Emilia showed him the ripped piece of paper that she was still clutching. “Do you recognize that?”
He stared at it. “It’s...it’s a water lily. Part of it. It’s very good. I thought all she did was scribble – the governess crumpled them up and threw them in the waste basket.”
“Don’t you recognize it?”
“A water lily?”
Emilia took a different tack. “Who put those pictures in her room, the high ones?”
“I did. It was foolish really. They were her mother’s. I didn’t know what to do with them after…”
“Don’t you see? She copied that water lily from the painting. Maybe you didn’t recognize it because the painting is a watercolour and all she has is a pencil.”

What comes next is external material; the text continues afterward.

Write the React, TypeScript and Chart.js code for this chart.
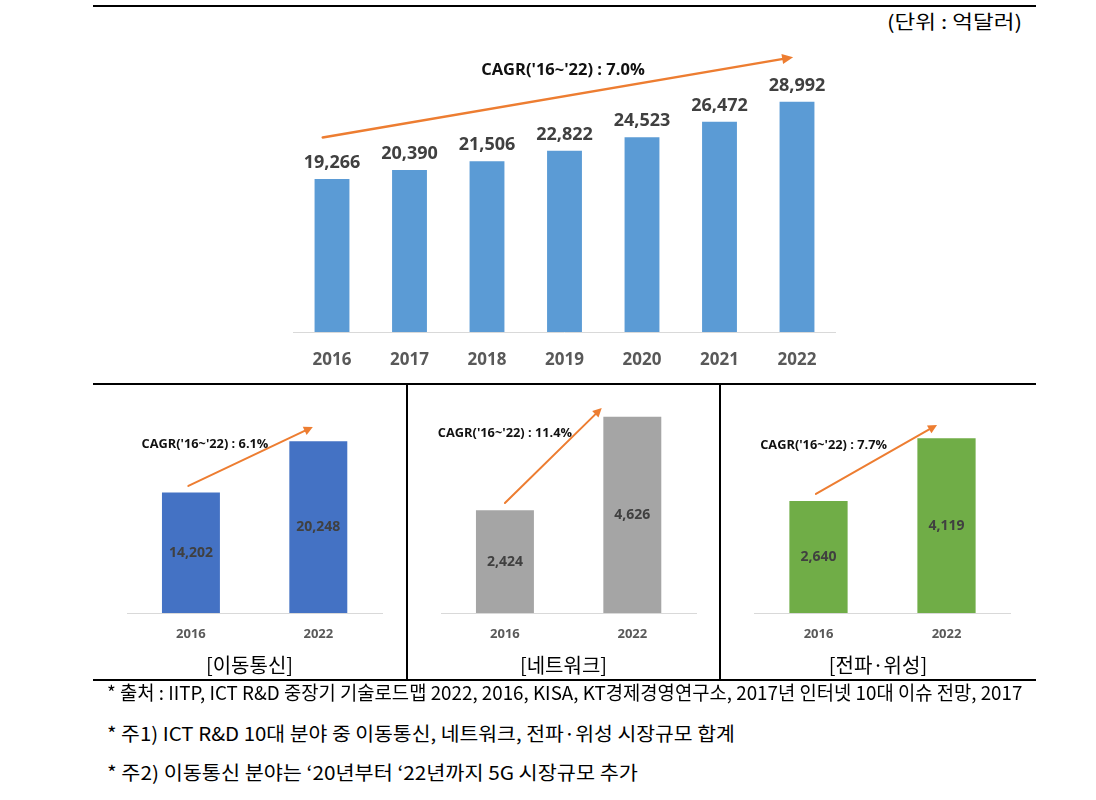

He stared at it. “Oh, my God! She can draw like that? But I can’t just…I mean she’s safe in that room. She might be afraid to leave it, it could be dangerous and….”
Emilia interrupted, filling in details she knew he was considering. “Our house is full of beautiful carved furniture, delicate glassware, Murano bowls that even the Contessa envies. Fiorella could be a problem in the middle of all that. She could be an embarrassment in front of your friends. I can see it is a hard choice.”
Lorenzo stood gazing down at his shoes. Emilia held her breath. Was this going to be the issue that came between them and spoiled the closeness and warmth between them? Should she back away? No, she couldn’t.
He stood silent for more than a minute. At last he spoke. “None of that matters, not friends and certainly not possessions, not when it comes to my daughter. You can spend time with her, perhaps we can hire a new governess together. Fiorella should have this chance to be part of our family. I want my child planted where she will grow and flourish.”
Emilia moved forward and kissed Lorenzo fully and thoroughly while his ancestor looked down from his ornate frame, their only witness.